Timothé Sembéry Mumenthaler (born 12 December 2002) is a Swiss sprinter.
He won the 2024 European Championships in Rome over 200 metres, later also winning a bronze medal over the distance at the 2026 European Championships having run a personal best 20.09 seconds in the semi-final.

==Biography==
He is a member of Stade Genève. In February 2018, he won the 60 metres and 200 metres at the Swiss Youth Indoor Championships in St. Gallen. He competed at the 2018 Summer Youth Olympics in Buenos Aires. He recorded a time for the 100 metres of 10.61 seconds aged 16 years-old. However, his progress was later slowed by injury.

In 2022, he was runner up in the Swiss Athletics Championships in the 100 metres. He finished fifth in the 200 metres at the 2023 European Athletics Team Championships First Division in Silesia, Poland in June 2023. He was a bronze medalist in the 200 m at the 2023 European Athletics U23 Championships in Espoo.

He ran as part of the Swiss 4 × 100 m relay team at the 2024 World Relays Championships in Nassau, Bahamas. He won the 200 metres gold medal at the European Athletics Championships in Rome, Italy, running 20.28 seconds. He reported muscular problems after the race in Rome, which affected his performance as he competed in the 200 m at the 2024 Olympics Games.
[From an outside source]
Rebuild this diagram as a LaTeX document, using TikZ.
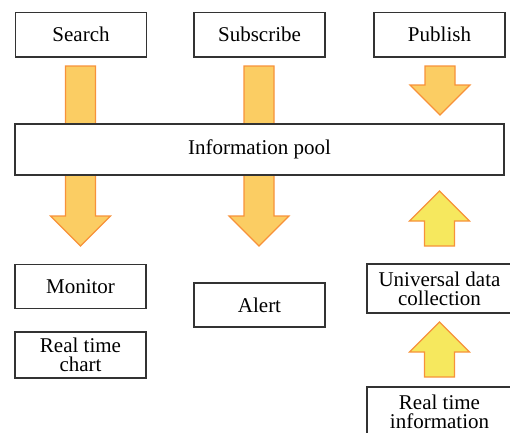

He had a best time of 20.63 seconds in Paris, but did not progress to the semi-finals. He recovered to compete at the 2024 Athletissima in Lausanne, part of the 2024 Diamond League, later in August 2024, placing seventh in the 200 metres race.

He competed at the 2025 World Athletics Relays in China in the Men's 4 × 100 metres relay in May 2025. He ran a time of 20.27 seconds to set a new Swiss national record for the 200 metres at the 2025 Bislett Games, part of the 2025 Diamond League, on 12 June 2025.

In September 2025, he was a semi-finalist in the 200 metres at the 2025 World Championships in Tokyo, Japan.

He won the Swiss Indoor Championships over 60 metres on 1 March 2026, running 6.62 seconds in the final. In June, he had a fifth-place finish over 200 metres at the 2026 Bislett Games.

At the 2026 European Championships in Birmingham, England, Mumenthaler won the bronze medal in the 200 metres, sharing it with Italian Fausto Desalu after the pair could not be separated in the photo-finish. He had run a new personal best of 20.09 seconds in the semi-final. He was also a semi-finalist in the men's 100 metres at the championships. He also ran in the men's 4 x 100 metres relay at the championships. At the 2026 Diamond League Final in Brussels in September, he placed seventh over 200 metres. Later that month, he competed over 200 m at the inaugural World Ultimate Championship in Budapest.

== Personal life ==
Mumenthaler was born to a Swiss father and Senegalese mother. He grew up in Geneva, Switzerland. In 2023, he began pursuing a BSc in microengineering at Ecole polytechnique fédérale de Lausanne (EPFL), which he is completing on a part-time basis in parallel with his athletic career.